Another, less useful example is:
magrittr also provides three related pipe operators. These
are not as common as %>%
but they become useful in
special cases.
The “tee” pipe, %T>%
works like %>%
,
except it returns the left-hand side value, and not the result of the
right-hand side operation. This is useful when a step in a pipeline is
used for its side-effect (printing, plotting, logging, etc.). As an
example (where the actual plot is omitted here):
rnorm(200) %>%
matrix(ncol = 2) %T>%
plot %>% # plot usually does not return anything.
colSums
#> [1] 2.2237320 0.6873128
The “exposition” pipe, %$%
exposes the names within the
left-hand side object to the right-hand side expression. Essentially, it
is a short-hand for using the with
functions (and the same
left-hand side objects are accepted). This operator is handy when
functions do not themselves have a data argument, as for example
lm
and aggregate
do. Here are a few examples
as illustration:
iris %>%
subset(Sepal.Length > mean(Sepal.Length)) %$%
cor(Sepal.Length, Sepal.Width)
data.frame(z = rnorm(100)) %$%
ts.plot(z)
Finally, the “assignment” pipe %<>%
can be used as
the first pipe in a chain. The effect will be that the result of the
pipeline is assigned to the left-hand side object, rather than returning
the result as usual.

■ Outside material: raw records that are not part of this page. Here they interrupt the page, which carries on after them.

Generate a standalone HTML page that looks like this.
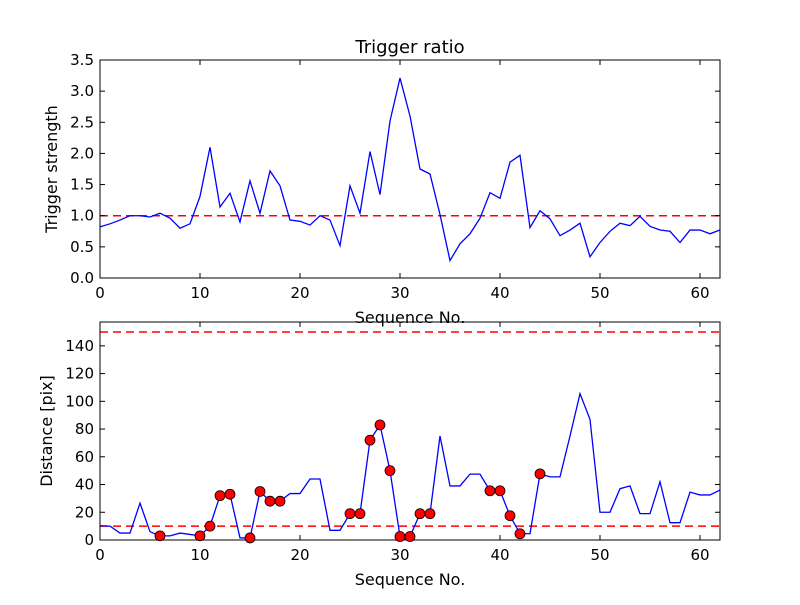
<!DOCTYPE html>
<html><head><meta charset="utf-8"><style>
body{margin:0;background:#fff}
svg text{font-family:"DejaVu Sans","Liberation Sans",sans-serif;fill:#000}
</style></head><body>
<svg id="c" width="800" height="600" xmlns="http://www.w3.org/2000/svg">
<rect width="800" height="600" fill="#fff"/>
<text x="410" y="53" font-size="18" text-anchor="middle">Trigger ratio</text>
</svg>
<script>
const ratioValues=[0.82,0.87,0.93,1.0,1.0,0.98,1.04,0.96,0.80,0.87,1.31,2.10,1.14,1.36,0.90,1.56,1.04,1.72,1.48,0.93,0.91,0.85,1.0,0.93,0.52,1.48,1.04,2.03,1.34,2.52,3.21,2.60,1.75,1.67,1.02,0.28,0.55,0.71,0.96,1.37,1.28,1.86,1.97,0.81,1.08,0.95,0.68,0.77,0.88,0.34,0.57,0.75,0.88,0.84,0.99,0.83,0.77,0.75,0.57,0.77,0.77,0.71,0.77];
const distValues=[10.3,10,5,5,26.6,6,3,3,5,4,3,10,32,33,1.5,1.5,35,28,28,33.5,33.5,44,44,7,7,19,19,72,83,50,2.5,2.5,19,19,75,39,39,47.5,47.5,35.5,35.5,17.5,4.5,4.5,47.7,45.5,45.5,75,105.5,87,20,20,37,39,19,19,42,12.5,12.5,34.5,32.5,32.5,36];
const markerIdx=[6,10,11,12,13,15,16,17,18,25,26,27,28,29,30,31,32,33,39,40,41,42,44];
const xTicks=[0,10,20,30,40,50,60];
const topYTicks=[0,0.5,1,1.5,2,2.5,3,3.5];
const botYTicks=[0,20,40,60,80,100,120,140];
const topThresh=[1.0];
const botThresh=[10,150];

const svg=document.getElementById('c');
const NS='http://www.w3.org/2000/svg';
function mk(t,a,p){const e=document.createElementNS(NS,t);for(const k in a)e.setAttribute(k,a[k]);(p||svg).appendChild(e);return e;}
const L=100,R=720,xMax=62;
const xs=v=>L+(v/xMax)*(R-L);

function panel(name,top,bot,yMax,yTicks,yFmt,vals,thr,ylabel){
  const ys=v=>bot-(v/yMax)*(bot-top);
  const g=mk('g',{});
  
  
  thr.forEach(t=>{const l=mk('line',{x1:L,x2:R,y1:ys(t),y2:ys(t),stroke:'#f00','stroke-width':1.5,'stroke-dasharray':'8,5'},g);
    
    });
  const p=mk('polyline',{points:vals.map((v,i)=>xs(i)+','+ys(v)).join(' '),fill:'none',stroke:'#00f','stroke-width':1.3},g);
  
  
  mk('rect',{x:L,y:top,width:R-L,height:bot-top,fill:'none',stroke:'#000','stroke-width':1},g);
  xTicks.forEach(t=>{const x=xs(t);
    mk('line',{x1:x,x2:x,y1:bot,y2:bot-5,stroke:'#000'},g);
    mk('line',{x1:x,x2:x,y1:top,y2:top+5,stroke:'#000'},g);
    const tx=mk('text',{x:x,y:bot+20,'font-size':15,'text-anchor':'middle'},g);tx.textContent=t;
    
    });
  yTicks.forEach(t=>{const y=ys(t);
    mk('line',{x1:L,x2:L+5,y1:y,y2:y,stroke:'#000'},g);
    mk('line',{x1:R,x2:R-5,y1:y,y2:y,stroke:'#000'},g);
    const tx=mk('text',{x:L-6,y:y+5,'font-size':15,'text-anchor':'end'},g);tx.textContent=yFmt(t);
    
    });
  const xl=mk('text',{x:410,y:bot+45,'font-size':16,'text-anchor':'middle'},g);xl.textContent='Sequence No.';
  
  
  const yl=mk('text',{x:0,y:0,'font-size':16,'text-anchor':'middle',transform:`translate(${name==='top-panel'?57:52},${(top+bot)/2}) rotate(-90)`},g);yl.textContent=ylabel;
  
  
  return {g,ys};
}
panel('top-panel',60,278,3.5,topYTicks,t=>t.toFixed(1),ratioValues,topThresh,'Trigger strength');
const b=panel('bottom-panel',322,540,157.2,botYTicks,t=>String(t),distValues,botThresh,'Distance [pix]');
markerIdx.forEach(i=>{const c=mk('circle',{cx:xs(i),cy:b.ys(distValues[i]),r:5,fill:'#f00',stroke:'#000','stroke-width':0.8},b.g);
  
  });
</script>
</body></html>
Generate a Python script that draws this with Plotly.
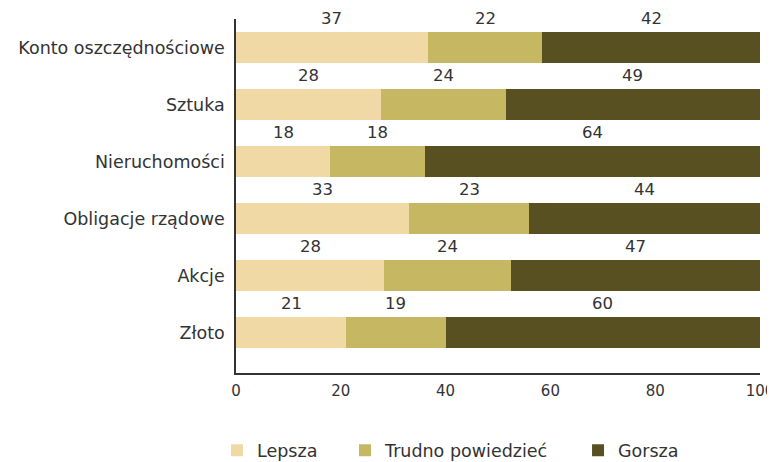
import plotly.graph_objects as go

categories = ["Konto oszczędnościowe", "Sztuka", "Nieruchomości", "Obligacje rządowe", "Akcje", "Złoto"]
lepsza = [37, 28, 18, 33, 28, 21]
trudno = [22, 24, 18, 23, 24, 19]
gorsza = [42, 49, 64, 44, 47, 60]
series_names = ["Lepsza", "Trudno powiedzieć", "Gorsza"]
colors = ["#F0D9A5", "#C6B862", "#595022"]
x_ticks = [0, 20, 40, 60, 80, 100]

font_family = "DejaVu Sans, sans-serif"
fs = 17.5
legend_ids = ["legend", "legend2", "legend3"]
legend_x = [0.2725, 0.4394, 0.7432]

fig = go.Figure()
series = [lepsza, trudno, gorsza]
for name, vals, col, lid in zip(series_names, series, colors, legend_ids):
    fig.add_trace(go.Bar(
        y=categories, x=vals, name=name, orientation="h",
        marker=dict(color=col, line=dict(width=0)), legend=lid,
        showlegend=True,
    ))

annotations = []
for i, cat in enumerate(categories):
    total = sum(s[i] for s in series)
    cum = 0
    for s in series:
        v = s[i] / total * 100
        center = cum + v / 2
        cum += v
        annotations.append(dict(
            x=center, y=cat, text=str(s[i]), showarrow=False,
            yshift=29, font=dict(size=16.5, color="#333333", family=font_family),
        ))

legends = {}
for lid, lx in zip(legend_ids, legend_x):
    legends[lid] = dict(orientation="h", x=lx, xref="container", xanchor="left",
                        y=-0.168, yanchor="top",
                        font=dict(size=fs, color="#333333"), itemwidth=30,
                        bgcolor="rgba(0,0,0,0)")

# the page body adds an 8px margin, so the figure is sized to fit the window
fig.update_layout(
    barmode="stack",
    barnorm="percent",
    bargap=0.46,
    width=767, height=454,
    margin=dict(l=228, r=15, t=11, b=89, autoexpand=False),
    plot_bgcolor="white", paper_bgcolor="white",
    font=dict(family=font_family, size=fs, color="#333333"),
    annotations=annotations,
    showlegend=True,
    xaxis=dict(range=[0, 100], tickvals=x_ticks, showgrid=False, zeroline=False,
               showline=True, linecolor="#333333", linewidth=1.5,
               ticks="outside", ticklen=3, tickcolor="white",
               ticklabeloverflow="allow",
               tickfont=dict(size=15, color="#333333")),
    yaxis=dict(autorange="reversed", showgrid=False, showline=True,
               linecolor="#333333", linewidth=1.5, ticks="outside", ticklen=6,
               tickcolor="white",
               tickfont=dict(size=fs, color="#333333")),
    **legends,
)

fig.write_html("out.html")
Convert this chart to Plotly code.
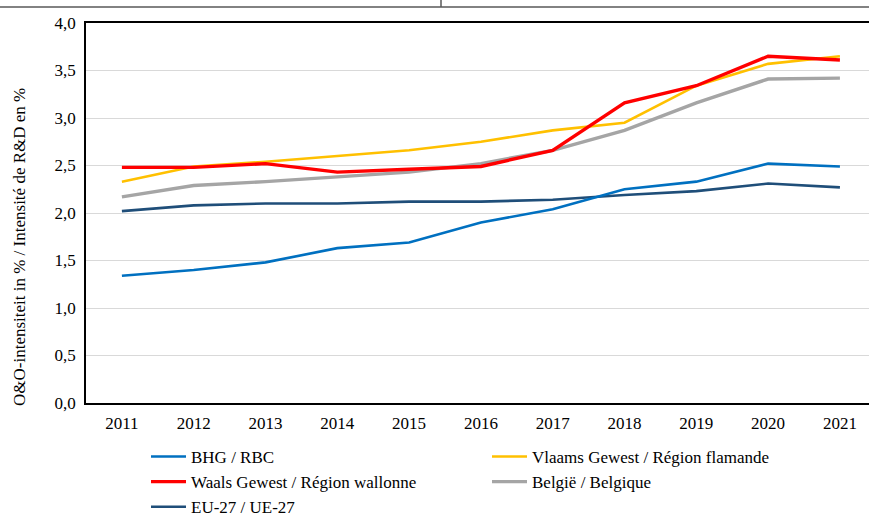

It is essentially shorthand notation for
expressions like foo <- foo %>% bar %>% baz
, which
boils down to foo %<>% bar %>% baz
. Another
example is:
The %<>%
can be used whenever
expr <- ...
makes sense, e.g.
x %<>% foo %>% bar
x[1:10] %<>% foo %>% bar
x$baz %<>% foo %>% bar
In addition to the %>%
-operator, magrittr
provides some aliases for other operators which make operations such as
addition or multiplication fit well into the magrittr-syntax.
As an example, consider:
rnorm(1000) %>%
multiply_by(5) %>%
add(5) %>%
{
cat("Mean:", mean(.),
"Variance:", var(.), "\n")
head(.)
}
#> Mean: 4.899325 Variance: 25.29878
#> [1] -0.2399783 6.6772644 -2.5228049 11.9207701 7.2236172 9.3822512
which could be written in more compact form as:
To see a list of the aliases, execute
e.g. ?multiply_by
.
The magrittr package is also available in a development version at the GitHub development page: github.com/tidyverse/magrittr.